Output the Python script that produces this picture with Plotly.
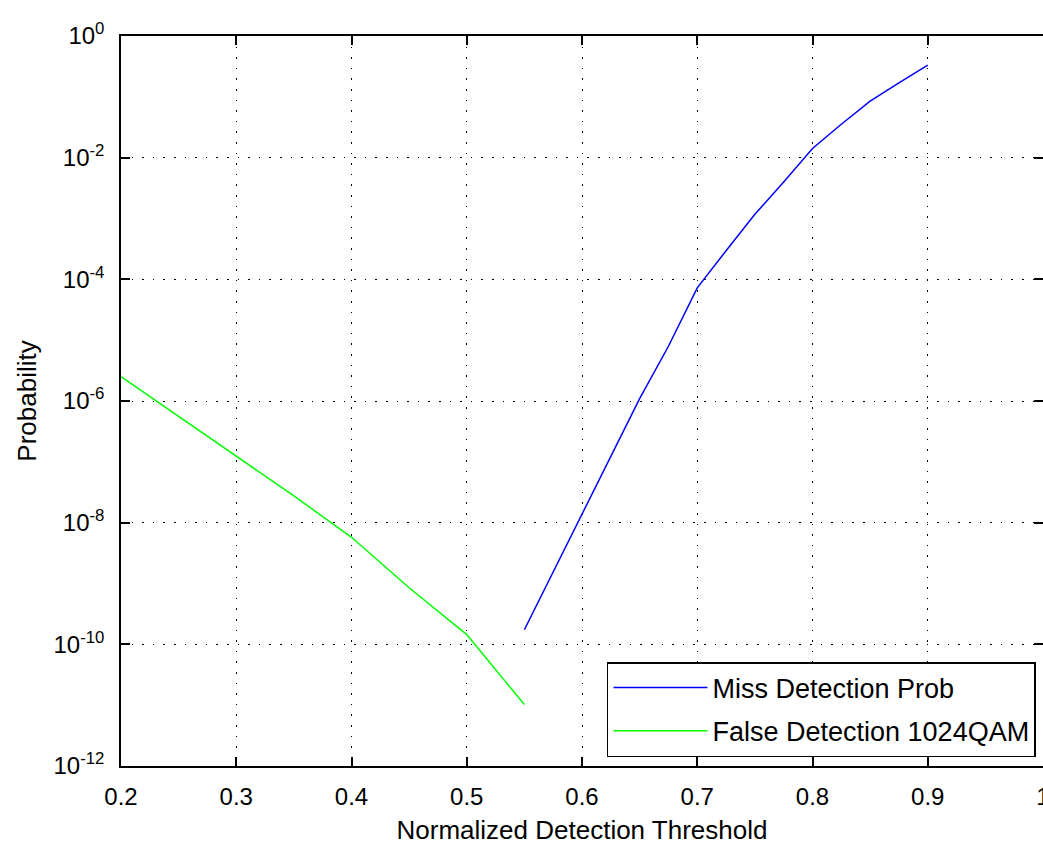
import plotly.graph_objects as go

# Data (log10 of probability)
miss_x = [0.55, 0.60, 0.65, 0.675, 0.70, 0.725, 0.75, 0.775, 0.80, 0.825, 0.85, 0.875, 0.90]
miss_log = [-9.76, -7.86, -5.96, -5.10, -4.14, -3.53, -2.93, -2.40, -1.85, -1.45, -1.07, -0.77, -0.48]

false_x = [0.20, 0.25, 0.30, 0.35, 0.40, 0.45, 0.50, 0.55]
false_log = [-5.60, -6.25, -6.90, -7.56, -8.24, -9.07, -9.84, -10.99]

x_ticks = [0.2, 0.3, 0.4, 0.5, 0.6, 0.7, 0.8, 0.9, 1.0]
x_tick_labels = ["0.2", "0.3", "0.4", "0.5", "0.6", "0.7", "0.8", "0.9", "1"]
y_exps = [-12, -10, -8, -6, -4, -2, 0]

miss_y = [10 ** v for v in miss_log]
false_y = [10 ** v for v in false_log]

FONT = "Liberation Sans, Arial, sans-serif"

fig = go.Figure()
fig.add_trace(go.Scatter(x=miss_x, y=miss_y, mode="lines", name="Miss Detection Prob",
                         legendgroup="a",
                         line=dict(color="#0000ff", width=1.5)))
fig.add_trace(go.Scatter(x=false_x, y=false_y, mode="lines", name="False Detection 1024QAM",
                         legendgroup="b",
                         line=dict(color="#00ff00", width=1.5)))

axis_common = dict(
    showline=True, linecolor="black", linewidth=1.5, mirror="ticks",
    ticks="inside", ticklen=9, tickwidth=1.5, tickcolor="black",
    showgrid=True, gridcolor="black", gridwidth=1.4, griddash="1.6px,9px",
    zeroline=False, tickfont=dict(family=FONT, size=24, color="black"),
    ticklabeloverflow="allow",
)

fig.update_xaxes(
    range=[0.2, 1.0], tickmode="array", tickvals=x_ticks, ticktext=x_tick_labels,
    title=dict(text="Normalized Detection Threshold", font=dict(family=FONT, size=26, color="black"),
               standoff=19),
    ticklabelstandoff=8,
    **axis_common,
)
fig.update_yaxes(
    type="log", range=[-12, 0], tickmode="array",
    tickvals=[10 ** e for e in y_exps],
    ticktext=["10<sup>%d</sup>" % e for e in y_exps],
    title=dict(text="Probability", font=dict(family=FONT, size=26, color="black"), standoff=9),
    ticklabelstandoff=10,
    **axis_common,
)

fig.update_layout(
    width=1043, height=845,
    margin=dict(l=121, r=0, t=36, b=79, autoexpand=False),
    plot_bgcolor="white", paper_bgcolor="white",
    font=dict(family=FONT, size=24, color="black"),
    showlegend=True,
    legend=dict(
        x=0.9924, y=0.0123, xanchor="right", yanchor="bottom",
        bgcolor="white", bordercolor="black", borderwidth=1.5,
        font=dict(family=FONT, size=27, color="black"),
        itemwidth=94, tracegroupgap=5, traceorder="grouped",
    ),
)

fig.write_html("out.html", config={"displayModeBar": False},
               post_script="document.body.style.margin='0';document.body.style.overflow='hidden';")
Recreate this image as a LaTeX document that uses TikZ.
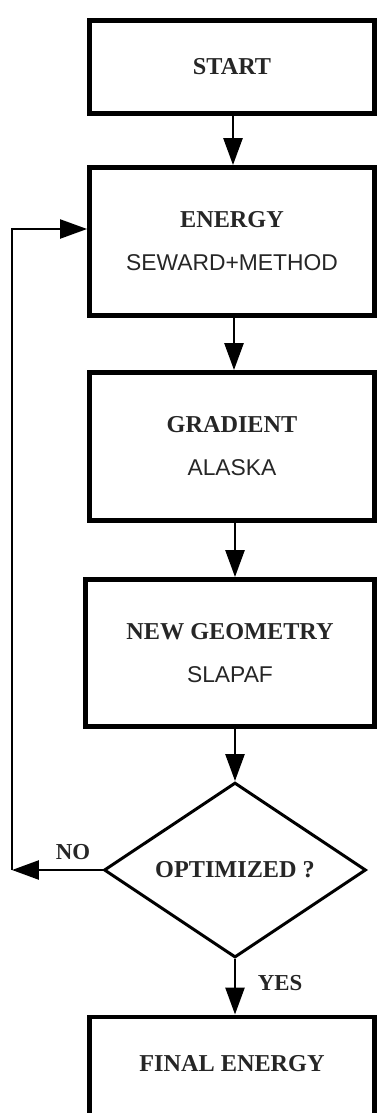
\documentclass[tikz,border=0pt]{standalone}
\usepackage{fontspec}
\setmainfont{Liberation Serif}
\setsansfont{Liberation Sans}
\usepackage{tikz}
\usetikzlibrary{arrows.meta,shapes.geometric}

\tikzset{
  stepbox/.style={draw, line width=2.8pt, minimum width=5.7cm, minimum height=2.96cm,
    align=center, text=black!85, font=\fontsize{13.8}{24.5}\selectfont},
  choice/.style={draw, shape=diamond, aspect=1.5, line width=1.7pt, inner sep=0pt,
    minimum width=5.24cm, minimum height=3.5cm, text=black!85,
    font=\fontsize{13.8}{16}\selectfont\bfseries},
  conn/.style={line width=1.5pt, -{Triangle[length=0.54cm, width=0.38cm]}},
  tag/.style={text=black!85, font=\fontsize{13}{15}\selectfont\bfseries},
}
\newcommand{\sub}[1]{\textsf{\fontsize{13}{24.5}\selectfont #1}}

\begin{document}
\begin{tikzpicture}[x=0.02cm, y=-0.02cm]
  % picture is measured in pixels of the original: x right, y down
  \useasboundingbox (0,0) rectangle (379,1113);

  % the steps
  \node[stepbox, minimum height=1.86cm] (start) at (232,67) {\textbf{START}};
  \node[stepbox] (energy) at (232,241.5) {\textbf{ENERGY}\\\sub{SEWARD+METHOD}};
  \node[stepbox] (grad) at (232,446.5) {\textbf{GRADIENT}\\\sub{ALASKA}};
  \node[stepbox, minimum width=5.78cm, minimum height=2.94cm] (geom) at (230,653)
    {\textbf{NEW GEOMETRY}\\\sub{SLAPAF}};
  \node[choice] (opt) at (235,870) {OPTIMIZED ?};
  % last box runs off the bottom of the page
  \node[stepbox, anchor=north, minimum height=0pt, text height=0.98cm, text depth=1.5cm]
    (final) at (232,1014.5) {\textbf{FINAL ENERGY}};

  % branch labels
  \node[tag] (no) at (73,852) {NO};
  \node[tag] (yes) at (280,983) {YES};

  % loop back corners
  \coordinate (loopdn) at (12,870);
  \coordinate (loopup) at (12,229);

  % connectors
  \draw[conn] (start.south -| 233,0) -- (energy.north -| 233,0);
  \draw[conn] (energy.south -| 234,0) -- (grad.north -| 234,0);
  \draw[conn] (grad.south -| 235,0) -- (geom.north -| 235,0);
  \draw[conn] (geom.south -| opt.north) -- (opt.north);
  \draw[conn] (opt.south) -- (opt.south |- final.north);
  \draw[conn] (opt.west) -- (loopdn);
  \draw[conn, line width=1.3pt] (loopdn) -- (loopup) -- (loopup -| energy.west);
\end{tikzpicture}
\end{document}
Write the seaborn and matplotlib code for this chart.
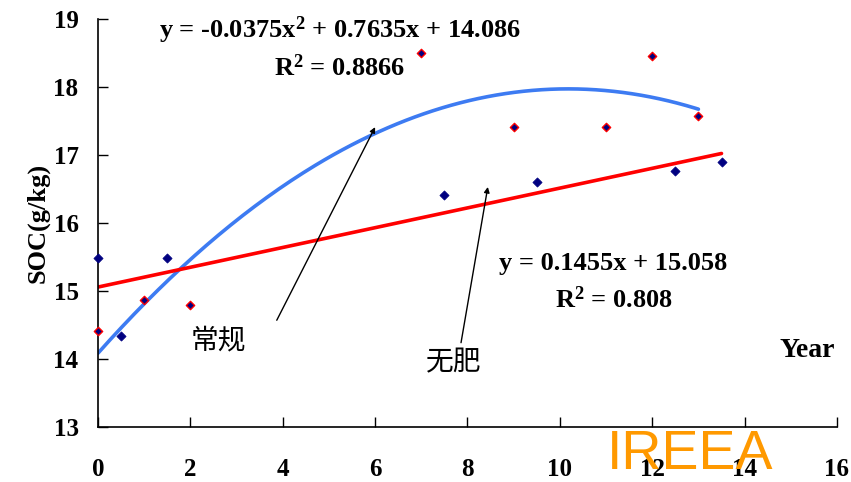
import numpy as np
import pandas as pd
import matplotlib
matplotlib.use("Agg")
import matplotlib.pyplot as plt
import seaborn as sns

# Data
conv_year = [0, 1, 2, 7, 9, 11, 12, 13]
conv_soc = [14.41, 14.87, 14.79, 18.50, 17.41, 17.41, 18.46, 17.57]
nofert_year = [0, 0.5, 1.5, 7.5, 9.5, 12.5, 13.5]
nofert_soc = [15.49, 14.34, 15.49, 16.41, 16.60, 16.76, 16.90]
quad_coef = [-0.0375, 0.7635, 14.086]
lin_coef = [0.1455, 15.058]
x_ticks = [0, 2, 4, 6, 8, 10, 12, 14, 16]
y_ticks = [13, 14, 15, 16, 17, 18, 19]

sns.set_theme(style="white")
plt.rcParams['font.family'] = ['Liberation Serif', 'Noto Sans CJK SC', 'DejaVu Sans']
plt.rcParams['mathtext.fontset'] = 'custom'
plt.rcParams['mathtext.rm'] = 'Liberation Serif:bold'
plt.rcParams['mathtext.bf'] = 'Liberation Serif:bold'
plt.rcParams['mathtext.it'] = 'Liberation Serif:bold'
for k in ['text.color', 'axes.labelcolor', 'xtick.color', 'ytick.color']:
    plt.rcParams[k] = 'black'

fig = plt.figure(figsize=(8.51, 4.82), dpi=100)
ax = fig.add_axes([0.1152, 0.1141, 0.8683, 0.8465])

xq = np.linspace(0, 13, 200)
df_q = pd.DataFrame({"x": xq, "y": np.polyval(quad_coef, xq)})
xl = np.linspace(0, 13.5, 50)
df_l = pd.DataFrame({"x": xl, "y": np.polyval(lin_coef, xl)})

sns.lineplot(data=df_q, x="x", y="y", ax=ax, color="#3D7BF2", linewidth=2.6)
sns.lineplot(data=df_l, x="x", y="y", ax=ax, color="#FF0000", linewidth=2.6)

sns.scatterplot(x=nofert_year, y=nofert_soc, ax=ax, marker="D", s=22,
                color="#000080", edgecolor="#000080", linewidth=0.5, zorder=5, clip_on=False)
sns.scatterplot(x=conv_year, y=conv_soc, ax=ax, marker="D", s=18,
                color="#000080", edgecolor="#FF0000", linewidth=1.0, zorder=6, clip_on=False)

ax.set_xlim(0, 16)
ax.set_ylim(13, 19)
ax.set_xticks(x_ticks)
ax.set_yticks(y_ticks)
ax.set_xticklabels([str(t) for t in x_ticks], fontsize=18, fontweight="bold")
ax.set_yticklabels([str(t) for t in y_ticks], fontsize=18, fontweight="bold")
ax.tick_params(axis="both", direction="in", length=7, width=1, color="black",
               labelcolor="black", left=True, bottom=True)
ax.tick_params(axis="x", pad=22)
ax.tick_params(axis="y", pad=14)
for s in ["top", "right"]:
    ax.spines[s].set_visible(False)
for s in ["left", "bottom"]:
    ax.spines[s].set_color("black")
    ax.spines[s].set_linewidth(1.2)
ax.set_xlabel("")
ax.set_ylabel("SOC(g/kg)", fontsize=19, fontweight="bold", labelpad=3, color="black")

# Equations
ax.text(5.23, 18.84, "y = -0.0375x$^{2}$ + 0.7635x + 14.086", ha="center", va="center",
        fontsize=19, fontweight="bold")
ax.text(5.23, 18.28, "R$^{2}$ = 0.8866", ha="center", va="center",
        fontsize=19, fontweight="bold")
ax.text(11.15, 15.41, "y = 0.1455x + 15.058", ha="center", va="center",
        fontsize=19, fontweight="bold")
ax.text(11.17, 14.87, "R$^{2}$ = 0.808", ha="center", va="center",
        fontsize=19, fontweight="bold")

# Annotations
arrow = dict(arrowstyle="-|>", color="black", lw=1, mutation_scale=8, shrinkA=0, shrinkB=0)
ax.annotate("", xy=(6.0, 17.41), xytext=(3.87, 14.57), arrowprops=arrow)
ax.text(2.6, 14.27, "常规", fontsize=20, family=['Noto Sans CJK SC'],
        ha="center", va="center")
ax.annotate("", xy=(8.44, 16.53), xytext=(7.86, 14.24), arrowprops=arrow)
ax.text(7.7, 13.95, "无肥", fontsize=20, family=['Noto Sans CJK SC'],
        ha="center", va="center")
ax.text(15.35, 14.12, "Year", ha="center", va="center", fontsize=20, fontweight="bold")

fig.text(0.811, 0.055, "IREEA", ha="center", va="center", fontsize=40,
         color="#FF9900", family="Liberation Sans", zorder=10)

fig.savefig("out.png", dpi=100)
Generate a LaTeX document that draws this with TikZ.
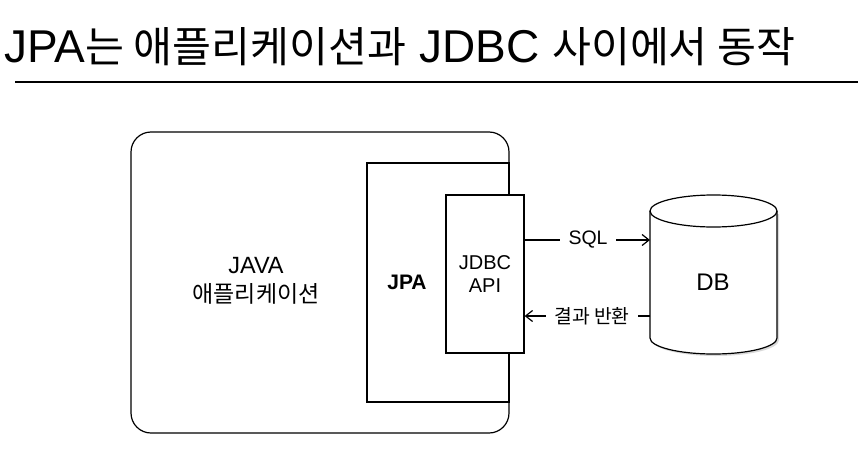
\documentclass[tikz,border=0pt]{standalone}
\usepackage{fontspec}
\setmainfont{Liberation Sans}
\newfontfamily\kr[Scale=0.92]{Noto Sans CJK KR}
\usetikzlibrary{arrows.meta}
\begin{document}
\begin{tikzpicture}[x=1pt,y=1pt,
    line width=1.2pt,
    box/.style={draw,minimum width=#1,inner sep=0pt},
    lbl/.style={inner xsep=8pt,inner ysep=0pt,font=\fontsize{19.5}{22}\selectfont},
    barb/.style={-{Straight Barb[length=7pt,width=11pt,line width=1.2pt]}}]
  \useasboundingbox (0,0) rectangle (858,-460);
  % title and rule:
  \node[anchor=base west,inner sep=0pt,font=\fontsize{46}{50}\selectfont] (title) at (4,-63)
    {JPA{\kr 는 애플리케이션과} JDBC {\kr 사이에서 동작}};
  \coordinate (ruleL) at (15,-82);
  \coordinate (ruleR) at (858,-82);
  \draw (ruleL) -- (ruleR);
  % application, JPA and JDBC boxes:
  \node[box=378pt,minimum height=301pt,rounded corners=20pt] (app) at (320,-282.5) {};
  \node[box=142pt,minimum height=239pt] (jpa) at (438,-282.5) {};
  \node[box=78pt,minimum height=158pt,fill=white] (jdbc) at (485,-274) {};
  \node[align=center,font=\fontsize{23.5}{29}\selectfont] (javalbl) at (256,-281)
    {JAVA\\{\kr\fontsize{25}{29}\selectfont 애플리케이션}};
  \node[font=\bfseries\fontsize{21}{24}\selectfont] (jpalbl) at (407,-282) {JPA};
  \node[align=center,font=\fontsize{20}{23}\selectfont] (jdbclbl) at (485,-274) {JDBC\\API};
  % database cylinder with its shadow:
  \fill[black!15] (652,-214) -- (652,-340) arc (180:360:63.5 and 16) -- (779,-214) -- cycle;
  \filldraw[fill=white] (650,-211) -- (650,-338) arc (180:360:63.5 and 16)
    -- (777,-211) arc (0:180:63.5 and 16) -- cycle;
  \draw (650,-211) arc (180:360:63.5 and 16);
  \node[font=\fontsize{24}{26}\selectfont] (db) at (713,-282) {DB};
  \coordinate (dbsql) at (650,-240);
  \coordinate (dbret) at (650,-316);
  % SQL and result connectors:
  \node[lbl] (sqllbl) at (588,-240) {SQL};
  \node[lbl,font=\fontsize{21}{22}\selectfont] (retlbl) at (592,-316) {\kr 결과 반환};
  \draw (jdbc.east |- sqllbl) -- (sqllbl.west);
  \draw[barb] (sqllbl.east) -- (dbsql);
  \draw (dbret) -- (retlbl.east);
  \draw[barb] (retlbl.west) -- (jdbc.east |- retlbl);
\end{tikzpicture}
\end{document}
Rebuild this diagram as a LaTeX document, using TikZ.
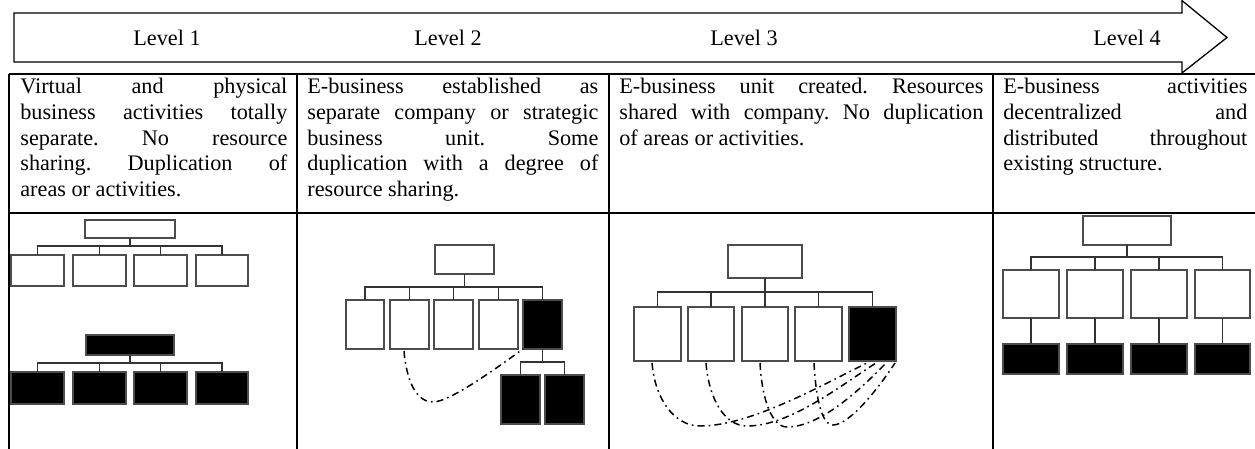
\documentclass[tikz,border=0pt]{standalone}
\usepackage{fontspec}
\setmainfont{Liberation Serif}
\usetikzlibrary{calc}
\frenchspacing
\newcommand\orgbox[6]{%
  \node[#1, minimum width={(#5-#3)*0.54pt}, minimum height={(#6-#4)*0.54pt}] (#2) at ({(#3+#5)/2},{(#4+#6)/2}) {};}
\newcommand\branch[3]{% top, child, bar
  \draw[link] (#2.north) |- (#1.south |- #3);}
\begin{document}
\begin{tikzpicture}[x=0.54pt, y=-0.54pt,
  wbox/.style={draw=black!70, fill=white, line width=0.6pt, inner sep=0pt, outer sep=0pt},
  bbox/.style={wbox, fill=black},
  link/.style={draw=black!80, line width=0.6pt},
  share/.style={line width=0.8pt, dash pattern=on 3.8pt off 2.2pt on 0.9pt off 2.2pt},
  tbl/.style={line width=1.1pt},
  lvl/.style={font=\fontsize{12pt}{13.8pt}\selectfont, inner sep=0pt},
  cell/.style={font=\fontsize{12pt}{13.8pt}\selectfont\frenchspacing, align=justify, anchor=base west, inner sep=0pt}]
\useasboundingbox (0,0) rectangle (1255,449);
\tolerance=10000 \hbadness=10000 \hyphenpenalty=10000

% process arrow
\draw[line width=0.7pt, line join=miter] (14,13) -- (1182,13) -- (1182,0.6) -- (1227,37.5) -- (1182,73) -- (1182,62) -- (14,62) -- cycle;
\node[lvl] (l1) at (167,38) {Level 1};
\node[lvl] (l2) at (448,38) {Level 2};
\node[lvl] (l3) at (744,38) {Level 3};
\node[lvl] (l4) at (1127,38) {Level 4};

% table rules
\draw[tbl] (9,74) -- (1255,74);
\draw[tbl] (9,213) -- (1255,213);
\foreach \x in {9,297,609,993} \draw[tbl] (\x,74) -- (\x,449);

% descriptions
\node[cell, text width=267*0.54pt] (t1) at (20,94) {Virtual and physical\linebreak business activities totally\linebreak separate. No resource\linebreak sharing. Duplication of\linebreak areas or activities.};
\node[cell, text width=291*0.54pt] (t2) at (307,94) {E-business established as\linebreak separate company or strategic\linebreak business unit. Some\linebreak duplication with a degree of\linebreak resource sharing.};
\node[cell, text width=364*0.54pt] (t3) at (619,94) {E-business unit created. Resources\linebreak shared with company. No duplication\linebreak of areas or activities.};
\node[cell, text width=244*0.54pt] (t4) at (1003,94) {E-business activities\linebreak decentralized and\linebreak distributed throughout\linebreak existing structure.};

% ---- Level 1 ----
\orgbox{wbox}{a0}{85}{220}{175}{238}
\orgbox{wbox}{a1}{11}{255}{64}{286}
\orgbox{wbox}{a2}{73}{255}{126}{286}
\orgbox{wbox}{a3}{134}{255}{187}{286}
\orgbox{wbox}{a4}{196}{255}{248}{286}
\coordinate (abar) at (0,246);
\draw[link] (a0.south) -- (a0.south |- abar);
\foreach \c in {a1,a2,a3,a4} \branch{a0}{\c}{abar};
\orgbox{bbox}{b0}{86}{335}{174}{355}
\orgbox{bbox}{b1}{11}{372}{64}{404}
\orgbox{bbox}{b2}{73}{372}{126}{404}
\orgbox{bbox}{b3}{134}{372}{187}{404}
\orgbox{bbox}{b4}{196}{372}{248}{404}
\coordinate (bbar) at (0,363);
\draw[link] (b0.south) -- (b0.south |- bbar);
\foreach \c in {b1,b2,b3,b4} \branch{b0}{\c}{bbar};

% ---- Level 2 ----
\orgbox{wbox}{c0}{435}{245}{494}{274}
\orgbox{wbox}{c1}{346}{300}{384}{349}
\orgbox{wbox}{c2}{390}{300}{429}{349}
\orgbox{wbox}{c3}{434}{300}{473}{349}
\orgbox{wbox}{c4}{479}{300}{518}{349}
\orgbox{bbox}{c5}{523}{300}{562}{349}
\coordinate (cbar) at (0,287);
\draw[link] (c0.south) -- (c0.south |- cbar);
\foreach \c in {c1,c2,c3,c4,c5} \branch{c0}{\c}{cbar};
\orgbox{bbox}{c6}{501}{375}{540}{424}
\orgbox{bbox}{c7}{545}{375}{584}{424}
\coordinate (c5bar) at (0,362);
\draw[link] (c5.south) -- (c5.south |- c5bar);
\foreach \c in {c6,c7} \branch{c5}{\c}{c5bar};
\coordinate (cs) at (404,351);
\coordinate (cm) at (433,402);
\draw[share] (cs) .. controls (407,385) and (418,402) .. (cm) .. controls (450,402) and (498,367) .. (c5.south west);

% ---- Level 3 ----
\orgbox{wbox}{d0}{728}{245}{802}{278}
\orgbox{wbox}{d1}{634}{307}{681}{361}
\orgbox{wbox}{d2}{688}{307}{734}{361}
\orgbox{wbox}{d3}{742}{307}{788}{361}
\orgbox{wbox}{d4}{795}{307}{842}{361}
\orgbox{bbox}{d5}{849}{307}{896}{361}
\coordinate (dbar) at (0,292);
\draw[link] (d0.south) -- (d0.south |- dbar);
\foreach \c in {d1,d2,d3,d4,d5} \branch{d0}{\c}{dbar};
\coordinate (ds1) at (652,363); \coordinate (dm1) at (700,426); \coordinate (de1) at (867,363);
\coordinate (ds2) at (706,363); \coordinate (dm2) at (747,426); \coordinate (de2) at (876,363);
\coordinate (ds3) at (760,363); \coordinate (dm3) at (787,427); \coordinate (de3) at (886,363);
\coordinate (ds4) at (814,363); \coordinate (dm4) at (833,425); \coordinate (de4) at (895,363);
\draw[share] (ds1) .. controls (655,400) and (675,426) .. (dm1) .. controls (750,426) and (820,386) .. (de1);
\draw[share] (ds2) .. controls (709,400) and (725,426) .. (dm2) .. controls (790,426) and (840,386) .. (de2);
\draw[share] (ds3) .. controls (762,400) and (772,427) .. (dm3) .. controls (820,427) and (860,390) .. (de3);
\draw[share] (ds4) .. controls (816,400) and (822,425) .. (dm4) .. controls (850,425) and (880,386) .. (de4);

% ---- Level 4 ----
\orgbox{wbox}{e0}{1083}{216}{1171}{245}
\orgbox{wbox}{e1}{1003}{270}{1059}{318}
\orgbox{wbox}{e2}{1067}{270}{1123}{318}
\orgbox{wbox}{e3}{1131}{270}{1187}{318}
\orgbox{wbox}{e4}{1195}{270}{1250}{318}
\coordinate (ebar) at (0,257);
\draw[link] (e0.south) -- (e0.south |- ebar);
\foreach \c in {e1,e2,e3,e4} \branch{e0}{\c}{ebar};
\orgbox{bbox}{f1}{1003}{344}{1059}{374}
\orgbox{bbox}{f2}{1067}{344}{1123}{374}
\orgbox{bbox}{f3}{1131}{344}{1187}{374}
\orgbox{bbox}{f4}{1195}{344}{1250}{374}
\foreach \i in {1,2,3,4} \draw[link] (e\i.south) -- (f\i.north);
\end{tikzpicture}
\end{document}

▸ Exercise description: Go back to the entries above and restate word for word every line from the first through the one that contains "-9.07, -9.84, -10.99]", leaving the pictures behind.

▸ Response to the task:
Output the Python script that produces this picture with Plotly.
import plotly.graph_objects as go

# Data (log10 of probability)
miss_x = [0.55, 0.60, 0.65, 0.675, 0.70, 0.725, 0.75, 0.775, 0.80, 0.825, 0.85, 0.875, 0.90]
miss_log = [-9.76, -7.86, -5.96, -5.10, -4.14, -3.53, -2.93, -2.40, -1.85, -1.45, -1.07, -0.77, -0.48]

false_x = [0.20, 0.25, 0.30, 0.35, 0.40, 0.45, 0.50, 0.55]
false_log = [-5.60, -6.25, -6.90, -7.56, -8.24, -9.07, -9.84, -10.99]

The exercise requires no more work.